Match G : Ash 20  Cocteau Twins 27

And so, to Liverpool v Leeds.   The Bunnymen had racked up the most points in Round 1, and with a singles-heavy ICA to fall back on, could very much be regarded as one of the favourites.  But in this round, a live cover version was the song for consideration, and as DAM observed in his comments (he was 26th to cast his votes)

“Looks like the Bunnymen have done the equivalent of playing the under 23s, assuming that they will need the big guns later. But on this showing, they could be heading for a fall.”

Cinerama‘s effort had a bit of the continental flair about it, and was picking up a fair few votes….but given they had initially qualified in 6th place from the same group the Bunnymen had won, and in Round 1 had got through by 26-7 when the Bunnymen had triumphed 33-4….it seemed an awful lot to overcome.

Sunday night.  The score was tied at 15-15.  24 hours later, it was 20-19 to Liverpool.

By the time I woke up on Tuesday morning, two more votes had come in.  It was now 21-20 to Leeds.  Tuesday itself saw it move out to a 23-21 lead for Cinerama. No votes arrived on Wednesday or Thursday, but I was waiting on the final flurry on Friday with a great amount of anticipation.

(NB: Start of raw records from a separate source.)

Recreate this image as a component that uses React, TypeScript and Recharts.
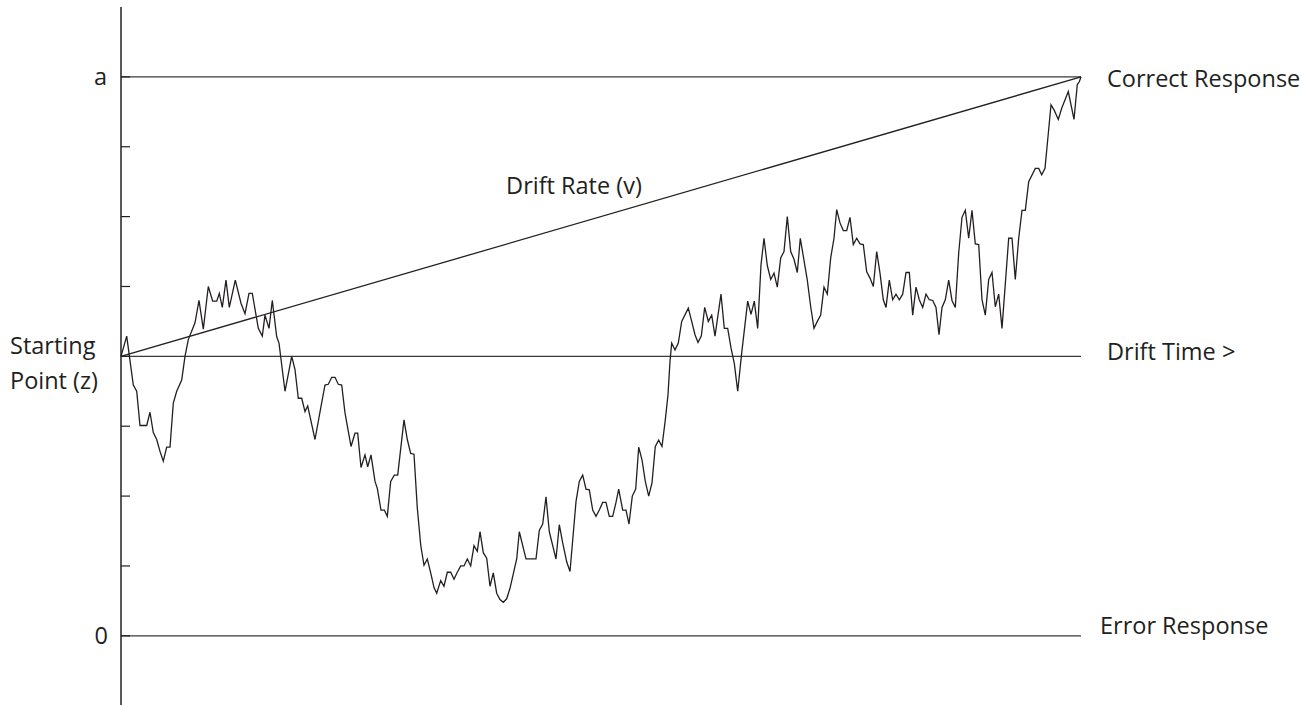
import { LineChart, Line, XAxis, YAxis, ReferenceLine, ReferenceDot, Label } from 'recharts'

// diffusion model sketch: one noisy evidence path from z to the upper bound a
const WALK_T = [
  0, 5.7, 12.3, 15.7, 19, 25.7, 29, 32.3, 35.7, 39, 42.3, 45.7, 49, 52.3, 55.7, 60.7, 64, 67.3, 74, 78,
  82.3, 87.3, 91.7, 95.7, 98.3, 101.3, 105, 108.3, 114.3, 120, 124, 128, 131.3, 137.3, 141.3, 144, 148, 151.3, 155.7, 158,
  164, 170.7, 174, 177.3, 180.7, 184, 186.7, 194, 199.7, 204, 207.3, 210.7, 214, 217.3, 220.7, 224, 230, 234, 236.7, 240,
  244, 246.7, 250, 254, 256.3, 260, 263.3, 266.3, 269.7, 273.3, 276.7, 283, 286.3, 289.7, 293, 296.3, 299.7, 303, 306.3, 309.7,
  313, 315.7, 319.7, 323, 326.3, 329.7, 333, 336.3, 339.7, 343, 346.3, 349.7, 353, 356.3, 359, 362.3, 365.7, 369, 372.3, 375.7,
  379, 382.3, 385.7, 389, 395.7, 398.3, 405, 415, 418.3, 421.7, 425, 428.3, 435, 438.3, 441.7, 445.7, 449, 455, 458.3, 461.7,
  465, 468.3, 471.7, 475, 478.3, 481.7, 485, 488.3, 491.7, 495, 497.7, 501.7, 505, 508, 511.3, 514.7, 517.7, 521, 524.3, 527.7,
  531, 534.3, 537.7, 541, 544.3, 547, 549, 550.7, 554, 557.3, 560.7, 567.3, 570.7, 574, 577, 580.3, 583.7, 587.3, 590.7, 594,
  600, 603.3, 606.7, 610, 613.3, 616.7, 620.7, 626.7, 630, 633.3, 636.7, 640, 643, 646.3, 649.7, 653, 656.3, 659.7, 663, 666.3,
  669.7, 673, 676.3, 679.3, 686.3, 689.7, 693, 696.3, 699.7, 703, 706.3, 709.7, 713, 715.7, 719, 722.3, 725.7, 729, 732.3, 735.7,
  739, 742.3, 745.7, 749, 752.3, 755.7, 759, 762.3, 765, 768.3, 771.7, 775, 778.3, 781.7, 785, 788.3, 791.7, 795, 798.3, 801.7,
  805, 808.3, 811.7, 815, 818, 821, 824.3, 827.7, 831, 834.3, 837.7, 841, 844.3, 847.7, 851, 854.3, 857.7, 861, 864.3, 867.7,
  871, 874.3, 877.7, 881, 887.7, 891, 894.3, 897.7, 901, 904.3, 907.7, 914.3, 917.7, 920.7, 924, 927.3, 930, 933.3, 937.3, 940.7,
  947.3, 953, 956.3, 958.3, 960,
]
const WALK_V = [
  4.0, 4.29, 3.59, 3.5, 3.01, 3.01, 3.2, 2.91, 2.81, 2.64, 2.5, 2.7, 2.7, 3.33, 3.5, 3.66, 4.0, 4.24, 4.48, 4.8,
  4.39, 5.0, 4.79, 4.79, 4.9, 4.7, 5.09, 4.7, 5.09, 4.76, 4.61, 4.9, 4.9, 4.4, 4.29, 4.59, 4.4, 4.8, 4.28, 4.19,
  3.5, 4.0, 3.81, 3.4, 3.4, 3.21, 3.29, 2.81, 3.26, 3.59, 3.6, 3.7, 3.7, 3.6, 3.59, 3.19, 2.71, 2.9, 2.9, 2.41,
  2.59, 2.42, 2.59, 2.21, 2.11, 1.8, 1.8, 1.71, 2.21, 2.3, 2.3, 3.09, 2.81, 2.61, 2.6, 1.83, 1.3, 1.01, 1.1, 0.9,
  0.69, 0.61, 0.79, 0.71, 0.91, 0.91, 0.81, 0.91, 1.0, 1.0, 1.1, 1.0, 1.29, 1.21, 1.49, 1.19, 1.11, 0.71, 0.9, 0.61,
  0.52, 0.48, 0.53, 0.68, 1.1, 1.49, 1.1, 1.1, 1.51, 1.6, 1.99, 1.49, 1.1, 1.59, 1.33, 1.06, 0.92, 1.92, 2.21, 2.3,
  2.1, 2.09, 1.8, 1.71, 1.8, 1.91, 1.91, 1.71, 1.71, 1.91, 2.1, 1.8, 1.8, 1.6, 2.0, 2.1, 2.7, 2.52, 2.21, 2.0,
  2.19, 2.71, 2.8, 2.71, 3.09, 3.45, 3.93, 4.19, 4.09, 4.19, 4.5, 4.69, 4.5, 4.31, 4.2, 4.29, 4.7, 4.5, 4.59, 4.29,
  4.89, 4.4, 4.4, 4.12, 3.9, 3.5, 4.05, 4.79, 4.6, 4.79, 4.4, 5.31, 5.69, 5.3, 5.1, 5.19, 4.99, 5.41, 5.5, 6.0,
  5.5, 5.39, 5.2, 5.69, 5.09, 4.71, 4.4, 4.5, 4.59, 4.99, 4.89, 5.41, 5.69, 6.1, 5.91, 5.8, 5.8, 5.99, 5.6, 5.69,
  5.61, 5.6, 5.21, 5.12, 5.0, 5.5, 5.19, 4.81, 4.7, 5.09, 4.81, 4.89, 4.81, 4.89, 5.2, 5.2, 4.59, 4.99, 4.81, 4.7,
  4.89, 4.81, 4.8, 4.7, 4.31, 4.7, 4.81, 5.09, 4.8, 4.7, 5.48, 5.99, 6.09, 5.69, 6.09, 5.61, 5.6, 4.81, 4.59, 5.1,
  5.2, 4.71, 4.89, 4.4, 5.69, 5.69, 5.1, 5.69, 6.09, 6.09, 6.5, 6.69, 6.69, 6.6, 6.69, 7.19, 7.6, 7.52, 7.39, 7.55,
  7.79, 7.39, 7.89, 7.93, 8.0,
]

const Y_TICKS = [0, 1, 2, 3, 4, 5, 6, 7, 8]
const BOUND_A = 8
const BOUND_ZERO = 0
const START_Z = 4
const T_END = 960

const INK = '#231f20'
const FONT = '"Open Sans", sans-serif'
const FS = 23.5

const walkData = WALK_T.map((t, i) => ({ t, v: WALK_V[i] }))

function StartLabel({ viewBox }: any) {
  if (!viewBox) return null
  const { x, y } = viewBox
  return (
    <text x={x - 111} y={y - 2} fill={INK} fontFamily={FONT} fontSize={FS} textAnchor="start">
      <tspan x={x - 111}>Starting</tspan>
      <tspan x={x - 111} dy={35}>Point (z)</tspan>
    </text>
  )
}

export default function App() {
  const txt = { fill: INK, fontFamily: FONT, fontSize: FS }
  return (
    <div style={{ width: 1316, height: 707 }}>
      <style>{'body{margin:0;background:#fff}'}</style>
      <LineChart
        width={1316}
        height={707}
        data={walkData}
        margin={{ top: 7, right: 235, bottom: 2, left: 121 }}
      >
        <XAxis dataKey="t" type="number" domain={[0, T_END]} hide />
        <YAxis
          type="number"
          domain={[-0.99, 9.0]}
          ticks={Y_TICKS}
          mirror
          tickSize={9}
          tick={() => <g />}
          axisLine={{ stroke: INK, strokeWidth: 1.5 }}
          tickLine={{ stroke: INK, strokeWidth: 1.2 }}
          allowDataOverflow
        />
        <ReferenceLine y={BOUND_A} stroke="#3a3a3a" strokeWidth={1.4}>
          <Label value="a" position="left" offset={14} {...txt} />
          <Label value="Correct Response" position="right" offset={26} dy={2} {...txt} />
        </ReferenceLine>
        <ReferenceLine y={START_Z} stroke="#3a3a3a" strokeWidth={1.4}>
          <Label content={<StartLabel />} />
          <Label value="Drift Time >" position="right" offset={26} dy={-5} {...txt} />
        </ReferenceLine>
        <ReferenceLine y={BOUND_ZERO} stroke="#3a3a3a" strokeWidth={1.4}>
          <Label value="0" position="left" offset={13} {...txt} />
          <Label value="Error Response" position="right" offset={19} dy={-10} {...txt} />
        </ReferenceLine>
        <ReferenceLine
          segment={[{ x: 0, y: START_Z }, { x: T_END, y: BOUND_A }]}
          stroke={INK}
          strokeWidth={1.3}
        />
        <ReferenceDot x={453} y={6.44} r={0} fill="none" stroke="none">
          <Label value="Drift Rate (v)" position="center" {...txt} />
        </ReferenceDot>
        <Line
          dataKey="v"
          type="linear"
          stroke={INK}
          strokeWidth={1.3}
          dot={false}
          isAnimationActive={false}
        />
      </LineChart>
    </div>
  )
}
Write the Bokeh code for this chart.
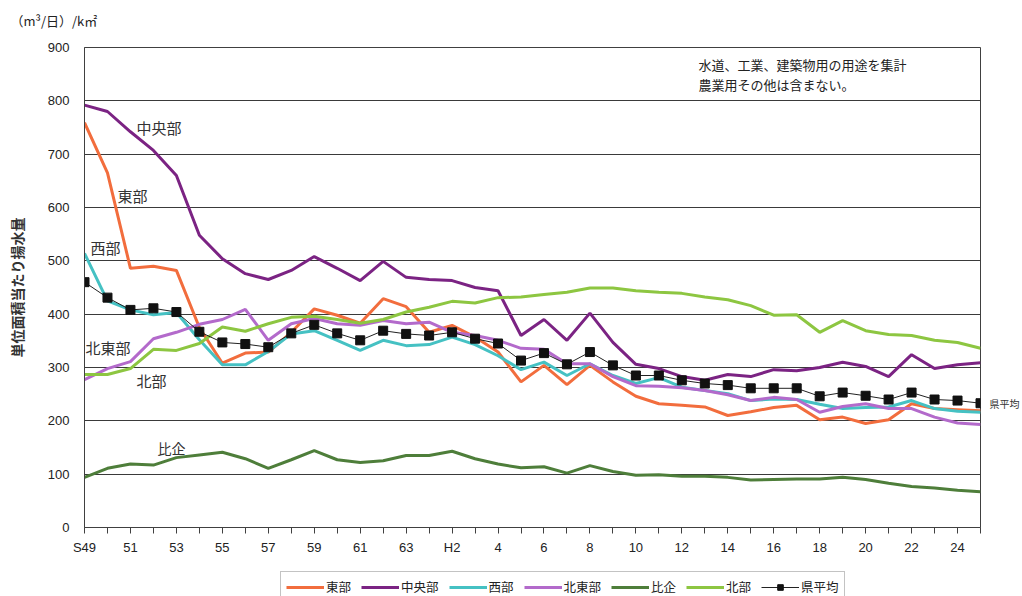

Both picked up one vote each while I was asleep, meaning it was soon 24-22.  The next vote came in at 12.42pm and made it 24-23.

Hamirthehermit dropped by  5.50pm.  As ever, he offered up a commentary on each of his selections. As far as the nail-biter went…..

‘Have a lot more favourite songs by Cinerama than the Bunnies. And I’m not a fan of the Stones.  But a good cover of a good song takes it this round.  Echo & The Bunnymen’.

That made it 24-24

Earlier in the day, thinking that there might eventually be a tie, I had come up with a possible way out of any such impasse.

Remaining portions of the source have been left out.